Keeping my response to a minimum since I do not have a full reading of Enn's argument, it seems that the foundation of his thesis, that the inspiration and the incarnation should be understood together, places too strong of a distinction between the humanity and deity of Christ. Yes, we affirm the full humanity and full deity of Christ, but we affirm them in the one person of Christ. The reader should remember that if we make such a parallel between the humanity of Jesus and the humanity of the biblical authors, the fruit of Jesus' human life was perfect, he was without sin. That was, of course, possible through his humanity and deity being in the one person of Christ, not separate persons, a reminder of the Nestorius heresy. So, if we take seriously the Chalcedonian definition of Christology as we make the parallel Enns suggests, his argument should actually cause reflection on how the bible has come to us in a perfected form, not how we can understand it's strange and culturally clothed imperfections.

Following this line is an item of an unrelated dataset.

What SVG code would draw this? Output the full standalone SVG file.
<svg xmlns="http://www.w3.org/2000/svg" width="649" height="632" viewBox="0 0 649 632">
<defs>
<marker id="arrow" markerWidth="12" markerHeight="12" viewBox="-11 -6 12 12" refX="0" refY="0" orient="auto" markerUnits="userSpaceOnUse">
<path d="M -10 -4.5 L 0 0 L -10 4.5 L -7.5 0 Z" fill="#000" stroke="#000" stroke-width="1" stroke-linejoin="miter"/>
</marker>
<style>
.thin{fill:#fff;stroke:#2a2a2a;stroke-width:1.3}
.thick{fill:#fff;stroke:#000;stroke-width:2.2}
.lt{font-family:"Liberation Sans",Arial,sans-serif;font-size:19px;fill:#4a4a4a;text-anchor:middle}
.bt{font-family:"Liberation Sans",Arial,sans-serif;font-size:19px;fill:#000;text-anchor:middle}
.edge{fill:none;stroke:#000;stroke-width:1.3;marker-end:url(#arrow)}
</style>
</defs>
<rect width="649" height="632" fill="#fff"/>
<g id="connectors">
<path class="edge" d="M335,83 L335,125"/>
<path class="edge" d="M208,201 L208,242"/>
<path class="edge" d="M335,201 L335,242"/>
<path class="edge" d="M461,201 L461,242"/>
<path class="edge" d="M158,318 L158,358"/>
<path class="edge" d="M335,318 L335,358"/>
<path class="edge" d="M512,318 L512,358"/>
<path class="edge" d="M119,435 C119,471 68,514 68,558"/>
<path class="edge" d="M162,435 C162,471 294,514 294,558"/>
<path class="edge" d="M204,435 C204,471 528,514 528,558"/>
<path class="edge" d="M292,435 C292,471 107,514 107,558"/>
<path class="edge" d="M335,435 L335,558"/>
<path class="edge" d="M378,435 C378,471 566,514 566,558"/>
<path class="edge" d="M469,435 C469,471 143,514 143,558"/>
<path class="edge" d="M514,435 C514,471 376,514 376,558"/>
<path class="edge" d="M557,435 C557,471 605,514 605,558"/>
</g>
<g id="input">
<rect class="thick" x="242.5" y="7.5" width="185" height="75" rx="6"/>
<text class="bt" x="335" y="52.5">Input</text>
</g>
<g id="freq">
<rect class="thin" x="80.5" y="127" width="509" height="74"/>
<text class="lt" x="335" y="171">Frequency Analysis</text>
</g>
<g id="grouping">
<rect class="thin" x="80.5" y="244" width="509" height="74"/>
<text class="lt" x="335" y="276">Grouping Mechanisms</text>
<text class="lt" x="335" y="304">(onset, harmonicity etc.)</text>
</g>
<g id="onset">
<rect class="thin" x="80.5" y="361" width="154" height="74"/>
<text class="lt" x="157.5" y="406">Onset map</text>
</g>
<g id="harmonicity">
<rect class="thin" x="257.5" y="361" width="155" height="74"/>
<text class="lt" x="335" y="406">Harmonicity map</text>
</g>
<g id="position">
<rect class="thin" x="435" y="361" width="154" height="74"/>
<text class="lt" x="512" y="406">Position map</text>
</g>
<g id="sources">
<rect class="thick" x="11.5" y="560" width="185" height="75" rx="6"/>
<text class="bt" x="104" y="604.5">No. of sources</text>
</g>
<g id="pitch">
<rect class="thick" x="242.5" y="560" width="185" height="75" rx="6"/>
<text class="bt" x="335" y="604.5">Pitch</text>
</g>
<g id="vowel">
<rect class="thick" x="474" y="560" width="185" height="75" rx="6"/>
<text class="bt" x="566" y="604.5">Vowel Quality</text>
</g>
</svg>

Regardless, the issue of inspiration remains vital for the church. I am currently dealing with a long time Christian who just simply does not believe parts of the bible that are difficult to grasp, such as why God would ask Abraham to sacrifice Isaac. That, she said, was misunderstood by whoever wrote Genesis. God would never do that. Well, perhaps she would find comfort in a potential reading of Enn's approach - the story of Abraham and Isaac needs to be understood from the human authorial perspective which can help us understand its mythological approach, shortcoming, or what have you. The problem is that once you start down that road, how do we know what parts of the bible should be viewed through human side of authorship or divine side? How do we know the resurrection was not just another "impossibility" of God that was used to be interpreted by the 2nd century methods? This is what continues to worry me about any position other than inerrancy. Once you establish that any one part of the bible might be in error, you then must have a set of criteria to establish the error from the truth. Unfortunately, no one has that definitive set of criteria because it doesn't exist. I do want to note here that after some criticism of Enn's approach surfaced, he did express regret for not emphasizing the divine source of Scripture enough in his book.

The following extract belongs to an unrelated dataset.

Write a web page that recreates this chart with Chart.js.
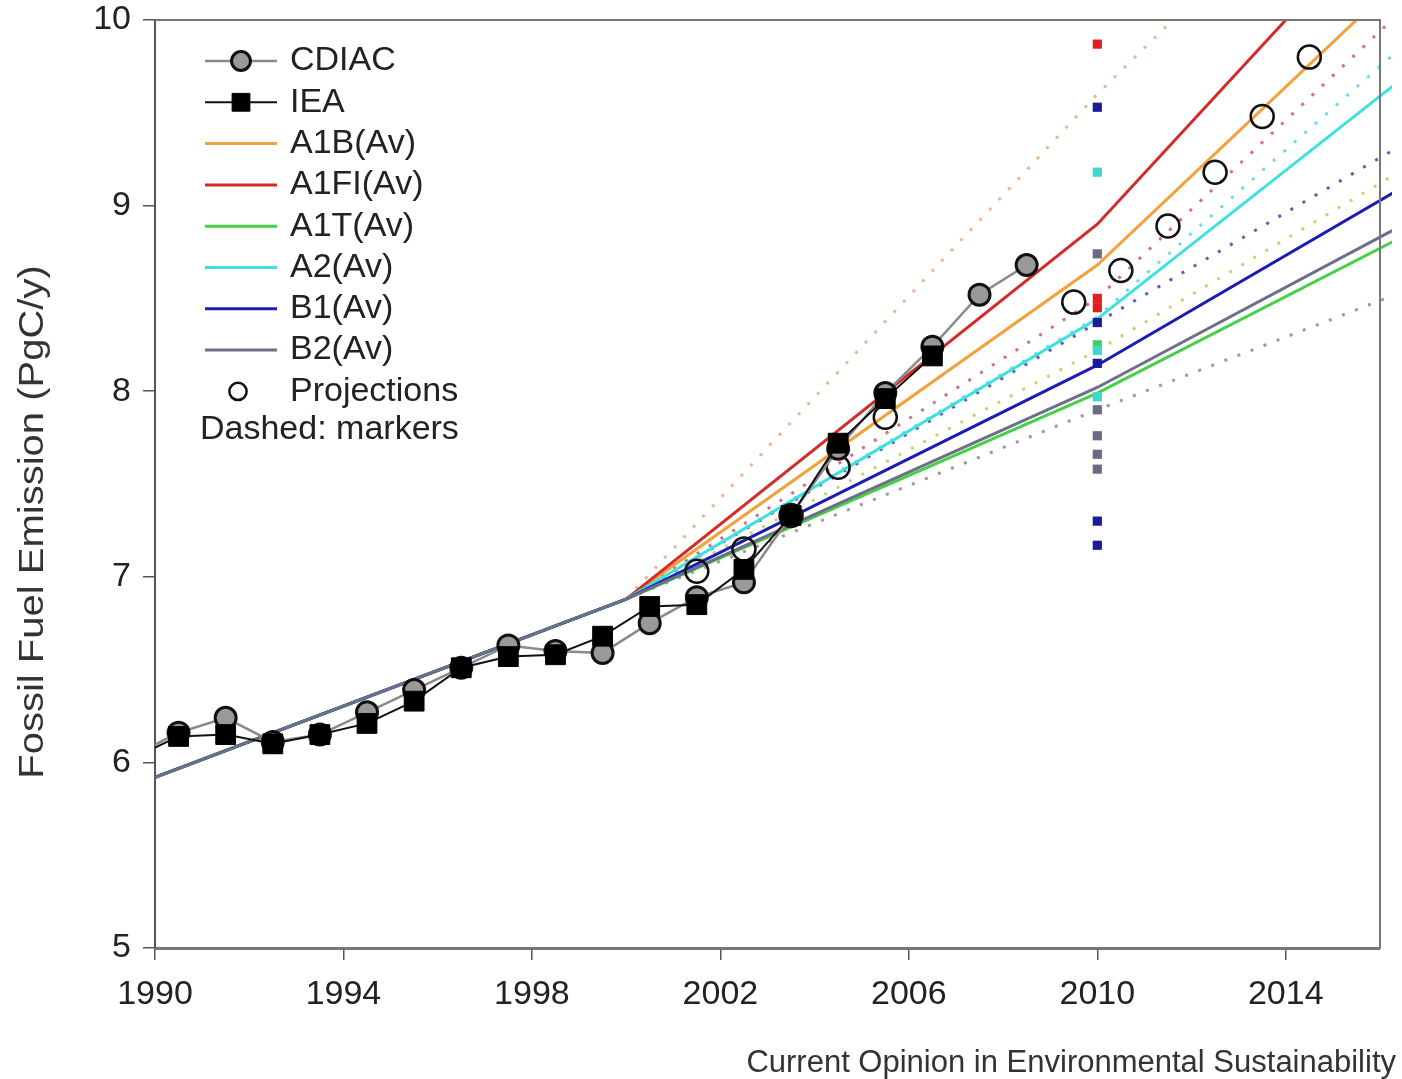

We can have full confidence in Scripture for the very fact that man was never acting alone in its writing. Scripture is "God breathed" and the men were "carried along" by the Holy Spirit as they wrote. Although we get to enjoy the human personalities and writing style for each author of the bible, we never experience those authors completely on their own terms. Rather, they are always united with the purposes of God's intended revelation and His guiding inspiration. Such, we hope, is the case for each of us. That we as followers of Christ have ceased to live on our own terms, but have crucified our flesh for the gain of being united with Christ. Blessings to you today!


Blogger Mike Ruffin said...


Your last paragraph is very insightful.

I have not read the book myself.

I do wonder, though, if the parallel drawn between the Incarnation and biblical inspiration is misguided.

Such reasoning is circular, I know, but I reckon that we are stuck with what the Bible says about the Bible. So...does the Bible ever teach that we should view biblical inspiration as anything approaching the incarnation event? I think not.

The Bible says that in Christ "the fullness of God was pleased to dwell." It says that "the Word became flesh and dwelled among us." It says no such thing about Scripture.

It does say, as you note, that Scripture is "God-breathed." What else does the Bible describe that way? Humankind. God breathed the breath of life into the man, Genesis says.

So...it seems to me that a better parallel is between Scripture which is "God-breathed" and humanity into whom God breathes the breath of life.

I'm not sure how to flesh that out (no pun intended) but that's what I thought about when I read your post.